## Exercise task:
Repeat all of the material below exactly as written, images excluded.

═══

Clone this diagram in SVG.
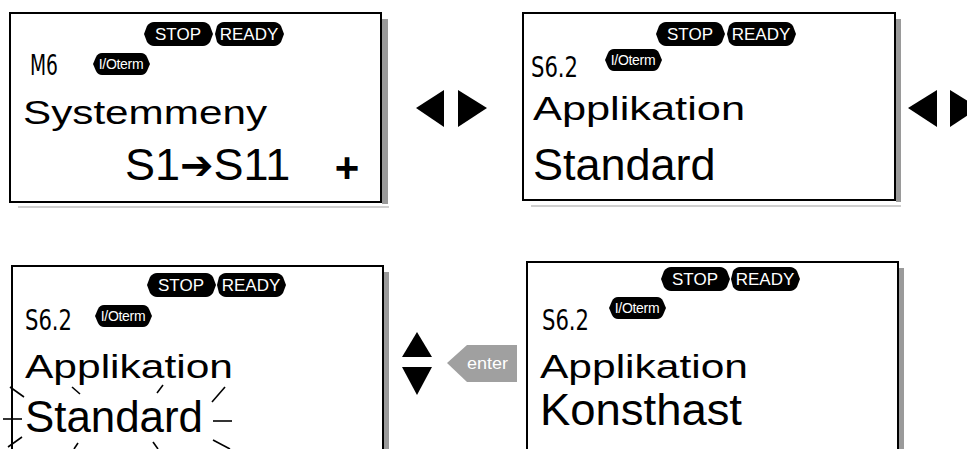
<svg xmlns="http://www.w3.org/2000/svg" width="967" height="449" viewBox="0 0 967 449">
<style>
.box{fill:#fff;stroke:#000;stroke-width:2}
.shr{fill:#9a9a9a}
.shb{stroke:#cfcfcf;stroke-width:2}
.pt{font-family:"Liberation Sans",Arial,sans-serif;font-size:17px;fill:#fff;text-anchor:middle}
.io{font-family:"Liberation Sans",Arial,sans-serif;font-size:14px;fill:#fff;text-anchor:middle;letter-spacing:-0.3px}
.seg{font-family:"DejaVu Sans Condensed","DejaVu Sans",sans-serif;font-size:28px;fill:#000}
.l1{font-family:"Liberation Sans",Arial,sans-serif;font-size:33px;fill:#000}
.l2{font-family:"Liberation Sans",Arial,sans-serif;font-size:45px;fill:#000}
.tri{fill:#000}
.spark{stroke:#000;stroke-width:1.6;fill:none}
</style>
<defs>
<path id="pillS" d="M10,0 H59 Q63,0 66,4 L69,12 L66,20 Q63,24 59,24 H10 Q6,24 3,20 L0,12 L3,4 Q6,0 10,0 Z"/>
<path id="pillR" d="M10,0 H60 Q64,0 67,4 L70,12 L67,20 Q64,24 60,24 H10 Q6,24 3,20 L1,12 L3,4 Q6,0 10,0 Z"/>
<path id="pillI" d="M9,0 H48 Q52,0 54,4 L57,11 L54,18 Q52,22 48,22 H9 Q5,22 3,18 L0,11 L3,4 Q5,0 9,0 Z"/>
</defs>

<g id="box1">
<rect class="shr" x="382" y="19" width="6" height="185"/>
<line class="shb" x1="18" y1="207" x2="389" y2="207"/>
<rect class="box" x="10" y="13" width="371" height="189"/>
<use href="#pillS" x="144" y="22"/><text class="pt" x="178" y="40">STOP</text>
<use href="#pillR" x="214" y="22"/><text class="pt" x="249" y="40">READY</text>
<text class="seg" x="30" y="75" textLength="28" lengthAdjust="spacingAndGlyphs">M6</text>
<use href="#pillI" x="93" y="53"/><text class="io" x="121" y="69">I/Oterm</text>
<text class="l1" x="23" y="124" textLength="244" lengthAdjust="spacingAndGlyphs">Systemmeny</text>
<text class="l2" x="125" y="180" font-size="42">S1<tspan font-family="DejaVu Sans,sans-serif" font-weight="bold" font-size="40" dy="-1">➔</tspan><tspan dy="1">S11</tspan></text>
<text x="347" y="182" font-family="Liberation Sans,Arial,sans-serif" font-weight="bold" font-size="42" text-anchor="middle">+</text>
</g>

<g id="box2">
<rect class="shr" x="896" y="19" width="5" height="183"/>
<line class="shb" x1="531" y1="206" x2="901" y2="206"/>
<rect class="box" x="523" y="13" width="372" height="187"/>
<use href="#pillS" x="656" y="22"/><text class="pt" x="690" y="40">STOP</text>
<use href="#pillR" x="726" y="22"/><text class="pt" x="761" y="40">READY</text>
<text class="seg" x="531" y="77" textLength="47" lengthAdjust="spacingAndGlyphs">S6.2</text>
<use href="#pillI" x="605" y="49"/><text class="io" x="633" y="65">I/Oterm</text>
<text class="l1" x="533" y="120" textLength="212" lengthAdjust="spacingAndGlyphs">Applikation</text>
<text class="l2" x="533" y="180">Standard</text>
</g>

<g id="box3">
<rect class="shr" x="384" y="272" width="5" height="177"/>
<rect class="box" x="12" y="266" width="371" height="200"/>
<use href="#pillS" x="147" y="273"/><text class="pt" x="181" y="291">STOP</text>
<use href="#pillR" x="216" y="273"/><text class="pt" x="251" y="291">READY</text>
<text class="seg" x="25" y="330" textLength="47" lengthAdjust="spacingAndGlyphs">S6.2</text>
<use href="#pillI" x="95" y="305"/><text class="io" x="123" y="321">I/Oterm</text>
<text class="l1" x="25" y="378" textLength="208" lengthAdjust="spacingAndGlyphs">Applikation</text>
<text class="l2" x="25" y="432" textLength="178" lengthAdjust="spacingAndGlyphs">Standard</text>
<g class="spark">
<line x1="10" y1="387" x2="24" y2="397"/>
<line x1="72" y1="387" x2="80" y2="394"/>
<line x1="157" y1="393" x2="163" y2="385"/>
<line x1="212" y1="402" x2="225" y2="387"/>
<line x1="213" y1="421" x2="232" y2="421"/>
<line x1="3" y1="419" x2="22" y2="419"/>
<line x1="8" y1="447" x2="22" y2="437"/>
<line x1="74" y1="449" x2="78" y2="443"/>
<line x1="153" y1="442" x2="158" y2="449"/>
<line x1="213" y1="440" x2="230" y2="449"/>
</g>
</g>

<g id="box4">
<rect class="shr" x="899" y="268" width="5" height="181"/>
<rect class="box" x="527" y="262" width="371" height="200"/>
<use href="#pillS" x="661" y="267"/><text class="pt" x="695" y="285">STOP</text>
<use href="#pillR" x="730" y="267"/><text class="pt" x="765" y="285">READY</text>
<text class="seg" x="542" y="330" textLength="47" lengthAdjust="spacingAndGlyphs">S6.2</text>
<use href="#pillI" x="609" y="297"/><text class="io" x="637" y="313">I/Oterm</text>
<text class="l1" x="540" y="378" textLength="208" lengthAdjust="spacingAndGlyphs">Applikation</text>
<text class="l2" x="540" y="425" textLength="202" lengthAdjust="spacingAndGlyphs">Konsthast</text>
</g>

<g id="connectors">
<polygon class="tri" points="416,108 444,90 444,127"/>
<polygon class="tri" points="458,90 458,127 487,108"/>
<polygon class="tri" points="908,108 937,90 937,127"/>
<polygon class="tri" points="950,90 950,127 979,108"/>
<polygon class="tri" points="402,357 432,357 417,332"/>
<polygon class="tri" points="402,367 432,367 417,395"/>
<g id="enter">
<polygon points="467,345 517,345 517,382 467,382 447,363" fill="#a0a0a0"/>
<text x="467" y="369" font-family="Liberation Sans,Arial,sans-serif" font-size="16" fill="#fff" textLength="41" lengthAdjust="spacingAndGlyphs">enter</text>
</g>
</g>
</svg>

═══

## Answer for this exercise:
Clone this diagram in SVG.
<svg xmlns="http://www.w3.org/2000/svg" width="967" height="449" viewBox="0 0 967 449">
<style>
.box{fill:#fff;stroke:#000;stroke-width:2}
.shr{fill:#9a9a9a}
.shb{stroke:#cfcfcf;stroke-width:2}
.pt{font-family:"Liberation Sans",Arial,sans-serif;font-size:17px;fill:#fff;text-anchor:middle}
.io{font-family:"Liberation Sans",Arial,sans-serif;font-size:14px;fill:#fff;text-anchor:middle;letter-spacing:-0.3px}
.seg{font-family:"DejaVu Sans Condensed","DejaVu Sans",sans-serif;font-size:28px;fill:#000}
.l1{font-family:"Liberation Sans",Arial,sans-serif;font-size:33px;fill:#000}
.l2{font-family:"Liberation Sans",Arial,sans-serif;font-size:45px;fill:#000}
.tri{fill:#000}
.spark{stroke:#000;stroke-width:1.6;fill:none}
</style>
<defs>
<path id="pillS" d="M10,0 H59 Q63,0 66,4 L69,12 L66,20 Q63,24 59,24 H10 Q6,24 3,20 L0,12 L3,4 Q6,0 10,0 Z"/>
<path id="pillR" d="M10,0 H60 Q64,0 67,4 L70,12 L67,20 Q64,24 60,24 H10 Q6,24 3,20 L1,12 L3,4 Q6,0 10,0 Z"/>
<path id="pillI" d="M9,0 H48 Q52,0 54,4 L57,11 L54,18 Q52,22 48,22 H9 Q5,22 3,18 L0,11 L3,4 Q5,0 9,0 Z"/>
</defs>

<g id="box1">
<rect class="shr" x="382" y="19" width="6" height="185"/>
<line class="shb" x1="18" y1="207" x2="389" y2="207"/>
<rect class="box" x="10" y="13" width="371" height="189"/>
<use href="#pillS" x="144" y="22"/><text class="pt" x="178" y="40">STOP</text>
<use href="#pillR" x="214" y="22"/><text class="pt" x="249" y="40">READY</text>
<text class="seg" x="30" y="75" textLength="28" lengthAdjust="spacingAndGlyphs">M6</text>
<use href="#pillI" x="93" y="53"/><text class="io" x="121" y="69">I/Oterm</text>
<text class="l1" x="23" y="124" textLength="244" lengthAdjust="spacingAndGlyphs">Systemmeny</text>
<text class="l2" x="125" y="180" font-size="42">S1<tspan font-family="DejaVu Sans,sans-serif" font-weight="bold" font-size="40" dy="-1">➔</tspan><tspan dy="1">S11</tspan></text>
<text x="347" y="182" font-family="Liberation Sans,Arial,sans-serif" font-weight="bold" font-size="42" text-anchor="middle">+</text>
</g>

<g id="box2">
<rect class="shr" x="896" y="19" width="5" height="183"/>
<line class="shb" x1="531" y1="206" x2="901" y2="206"/>
<rect class="box" x="523" y="13" width="372" height="187"/>
<use href="#pillS" x="656" y="22"/><text class="pt" x="690" y="40">STOP</text>
<use href="#pillR" x="726" y="22"/><text class="pt" x="761" y="40">READY</text>
<text class="seg" x="531" y="77" textLength="47" lengthAdjust="spacingAndGlyphs">S6.2</text>
<use href="#pillI" x="605" y="49"/><text class="io" x="633" y="65">I/Oterm</text>
<text class="l1" x="533" y="120" textLength="212" lengthAdjust="spacingAndGlyphs">Applikation</text>
<text class="l2" x="533" y="180">Standard</text>
</g>

<g id="box3">
<rect class="shr" x="384" y="272" width="5" height="177"/>
<rect class="box" x="12" y="266" width="371" height="200"/>
<use href="#pillS" x="147" y="273"/><text class="pt" x="181" y="291">STOP</text>
<use href="#pillR" x="216" y="273"/><text class="pt" x="251" y="291">READY</text>
<text class="seg" x="25" y="330" textLength="47" lengthAdjust="spacingAndGlyphs">S6.2</text>
<use href="#pillI" x="95" y="305"/><text class="io" x="123" y="321">I/Oterm</text>
<text class="l1" x="25" y="378" textLength="208" lengthAdjust="spacingAndGlyphs">Applikation</text>
<text class="l2" x="25" y="432" textLength="178" lengthAdjust="spacingAndGlyphs">Standard</text>
<g class="spark">
<line x1="10" y1="387" x2="24" y2="397"/>
<line x1="72" y1="387" x2="80" y2="394"/>
<line x1="157" y1="393" x2="163" y2="385"/>
<line x1="212" y1="402" x2="225" y2="387"/>
<line x1="213" y1="421" x2="232" y2="421"/>
<line x1="3" y1="419" x2="22" y2="419"/>
<line x1="8" y1="447" x2="22" y2="437"/>
<line x1="74" y1="449" x2="78" y2="443"/>
<line x1="153" y1="442" x2="158" y2="449"/>
<line x1="213" y1="440" x2="230" y2="449"/>
</g>
</g>

<g id="box4">
<rect class="shr" x="899" y="268" width="5" height="181"/>
<rect class="box" x="527" y="262" width="371" height="200"/>
<use href="#pillS" x="661" y="267"/><text class="pt" x="695" y="285">STOP</text>
<use href="#pillR" x="730" y="267"/><text class="pt" x="765" y="285">READY</text>
<text class="seg" x="542" y="330" textLength="47" lengthAdjust="spacingAndGlyphs">S6.2</text>
<use href="#pillI" x="609" y="297"/><text class="io" x="637" y="313">I/Oterm</text>
<text class="l1" x="540" y="378" textLength="208" lengthAdjust="spacingAndGlyphs">Applikation</text>
<text class="l2" x="540" y="425" textLength="202" lengthAdjust="spacingAndGlyphs">Konsthast</text>
</g>

<g id="connectors">
<polygon class="tri" points="416,108 444,90 444,127"/>
<polygon class="tri" points="458,90 458,127 487,108"/>
<polygon class="tri" points="908,108 937,90 937,127"/>
<polygon class="tri" points="950,90 950,127 979,108"/>
<polygon class="tri" points="402,357 432,357 417,332"/>
<polygon class="tri" points="402,367 432,367 417,395"/>
<g id="enter">
<polygon points="467,345 517,345 517,382 467,382 447,363" fill="#a0a0a0"/>
<text x="467" y="369" font-family="Liberation Sans,Arial,sans-serif" font-size="16" fill="#fff" textLength="41" lengthAdjust="spacingAndGlyphs">enter</text>
</g>
</g>
</svg>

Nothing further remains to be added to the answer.